The decree of court for the sale of the mortgaged premises was passed under Code (1957), Art. 66, sec. 6 et seq., pursuant to an assent contained in the second mortgage. It is conceded that under Code (1957), sec. 9, the holder of the second mortgage might properly bid on the property, as he did. It is also conceded that under sec. 10 of that Article any person claiming an interest in the equity of redemption has standing to file claim against the surplus of the proceeds of sale after payment of the mortgage claim. But the appellee contends that it was proper for the auditor to pay off the first mortgage in priority to the claim under the second mortgage. We think the contention is without merit.
It should be noted that the first mortgagee never became a party to the proceedings, and the statement in Tobin v. Rogers, 121 Md. 249, 252, is apposite: "The first mortgagee not having been made a party, any sale under the second mortgage must necessarily have been subject to the operation of the first mortgage, unless the first mortgagee assented to a sale free and clear of his mortgage or voluntarily released his mortgage, or intervened in this proceeding, subjecting himself and his mortgage to the jurisdiction of the Court. This it was perfectly competent for him to do, Tome v. King, 64 Md. 166, but he did not do it. All that he did, or that was done in his name, was to file a claim for the amount of his mortgage and certain interest thereon, and without asking to become or being made a party to the proceeding, so as to be bound thereby." See also Sansbury v. Belt, 53 Md. 324, Garner v. Union Trust Co., 185 Md. 386, 392, and Plaza Corp. v. Alban Tractor Co., 219 Md. 570, 576. In Hardy v. Smith, 41 Md. 1, it was held that the trustee, who was also the first mortgagee, had no authority to sell under the foreclosure of a second mortgage, except subject to the first mortgage, even though he had announced at the sale, but not in the advertisement, that the property would be sold free and clear of all encumbrances. Hence, it was held that the first mortgagee had no right to participate in the proceeds of sale, at the expense of a claimant under a third mortgage. See also Hughes v. Riggs, 84 Md. 502, 505. The authorities elsewhere are generally in accord with the Maryland cases. See 3 Jones, Mortgages (8th ed.), § 2161, 2186; 1 Glenn, Mortgages, § 85, 109 (1943); 3 Wiltsie, Mortgage Foreclosure (5th ed.), § 1027.
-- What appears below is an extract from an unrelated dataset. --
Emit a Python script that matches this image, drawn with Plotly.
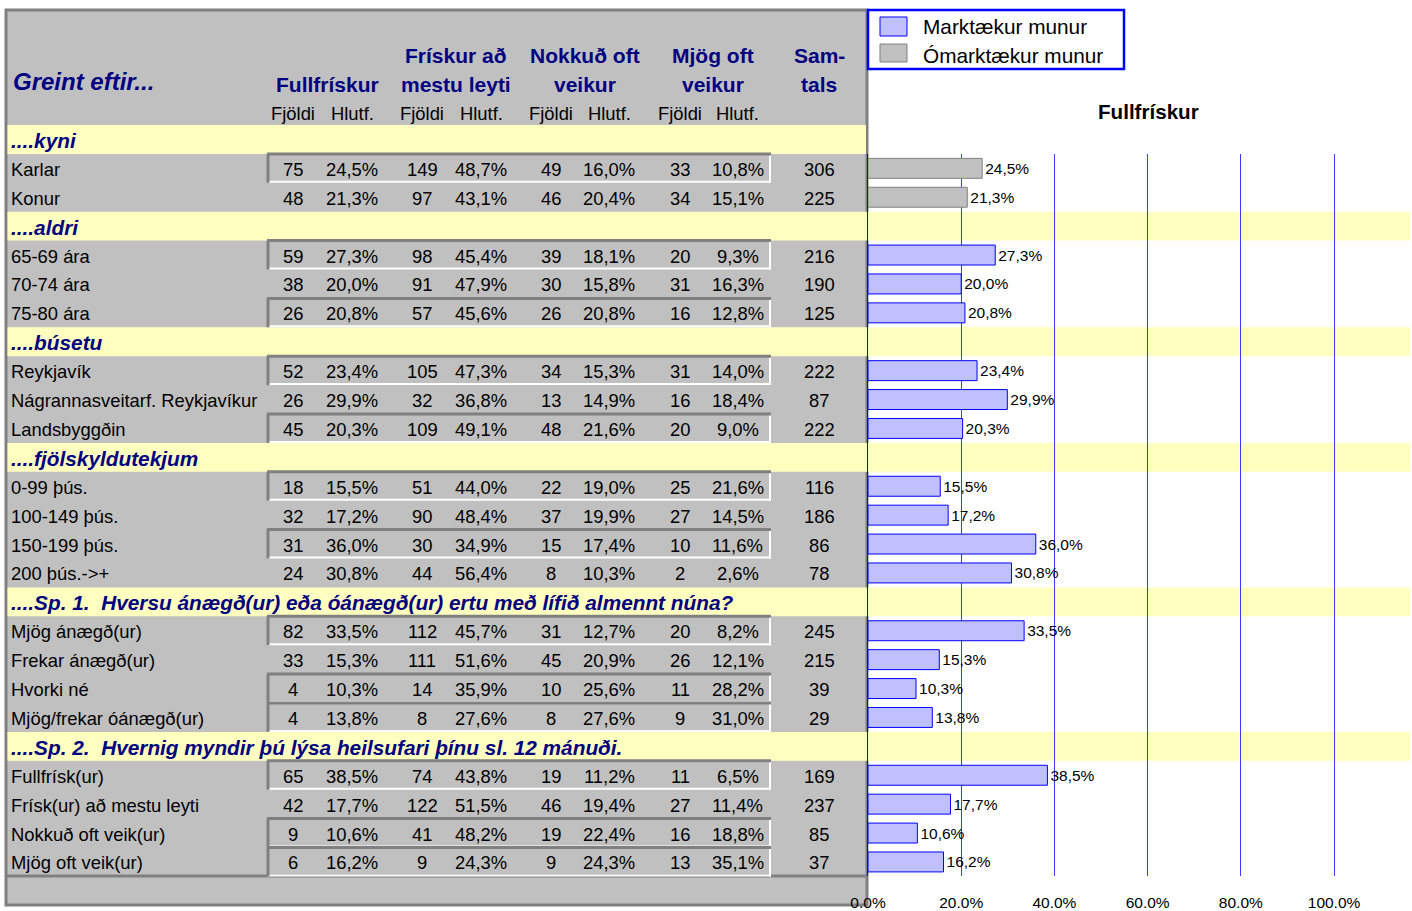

In the instant case not only was the first mortgagee not made a party, but it did not even file a claim. Indeed, it was not shown that the first mortgage was in default., The statement of mortgage claim, filed and sworn to by Eareckson, included an item of $498.48 for monies advanced by him in payments on the first mortgage, presumably to prevent its foreclosure. It was the trustee's duty to sell the equity of redemption under an assent contained in the second mortgage. Some of the cases and texts cited state that there is a presumption of law that a purchaser at such a sale only pays for the property's worth in excess of the prior mortgage debt.
The appellee contends that the decree of sale passed by the court directed him to sell free and clear of all encumbrances, since it directed him, upon ratification of the sale, to convey to the purchaser the property sold "free, clear and discharged from all claim of the parties hereto, petitioner and mortgagor and those claiming by, from or under them, or either of them." Obviously, this language does not purport to bind persons not parties, nor can it be said that the first mortgagee claims "under" the mortgagors as the appellee argues. A purchaser buys only the interest of the mortgagor, or the parties to the cause. Heuisler v. Nickum, 38 Md. 270, 278. When the mortgagors executed the second mortgage, it was expressly made subject to the operation of the first mortgage, under which they had conveyed away their legal title. The cases make it clear that, without the consent of the first mortgagee, or unless he is made a party, the court lacks jurisdiction to derogate from the prior grant. Even if the language were construed as the appellee urges, and we do not so construe it, the contention could not prevail.
The appellee seems to make a further contention, based on the equities of the situation, that he was misled into bidding for the property free and clear of all encumbrances. We find nothing misleading in the language of the decree of sale above quoted, or in the language of the advertisement which recited that the property was "subject to the legal operation and effect of a mortgage recorded prior hereto" to First Federal, quoting language used in the second mortgage filed in the proceedings. Eareckson knew, or was charged with notice, of this prior mortgage. He did not testify at the hearing below. There is no evidence in the record to show that he bid more than the value of the property subject to this mortgage, or that there was any announcement at the sale that the property was being sold free and clear of all encumbrances. The only testimony bearing on the point is a statement by the trustee that "it was our construction that the property was sold free and clear." If we can infer from this that the purchaser and trustee made a mutual mistake of law, and that this might under some circumstances afford ground for relief, it is too late to make the point now, under the facts of this case. There were no exceptions to the ratification of the sale, and it was finally ratified without objection. In all the Maryland cases where relief was afforded to a purchaser there was a timely objection to the sale itself. See Webster v. Williams, 143 Md. 162, 167 (exceptions to ratification); Brick Co. v. Robinson, 55 Md. 410, 416 (injunction to restrain sale); Heuisler v. Nickum, supra (exceptions to ratification). See also note, 73 A.L.R. 612, 620. Cf. Goodenow v. Ewer, 16 Cal. 461. In the present posture of the case, we are dealing only with rival claims asserted against the surplus, the judgment creditor insisting that its claim be satisfied, the foreclosing second mortgagee insisting that he be allowed to apply the proceeds first to the liquidation of the prior encumbrance. Cf. Goldenberg v. Title Guarantee Co., 212 Md. 448, 452. We need only decide as to the relative rights of these parties, and under the cases cited we think the judgment creditor must prevail.
Judgment reversed, with costs, and case remanded for the statement of an account not inconsistent with the views herein expressed.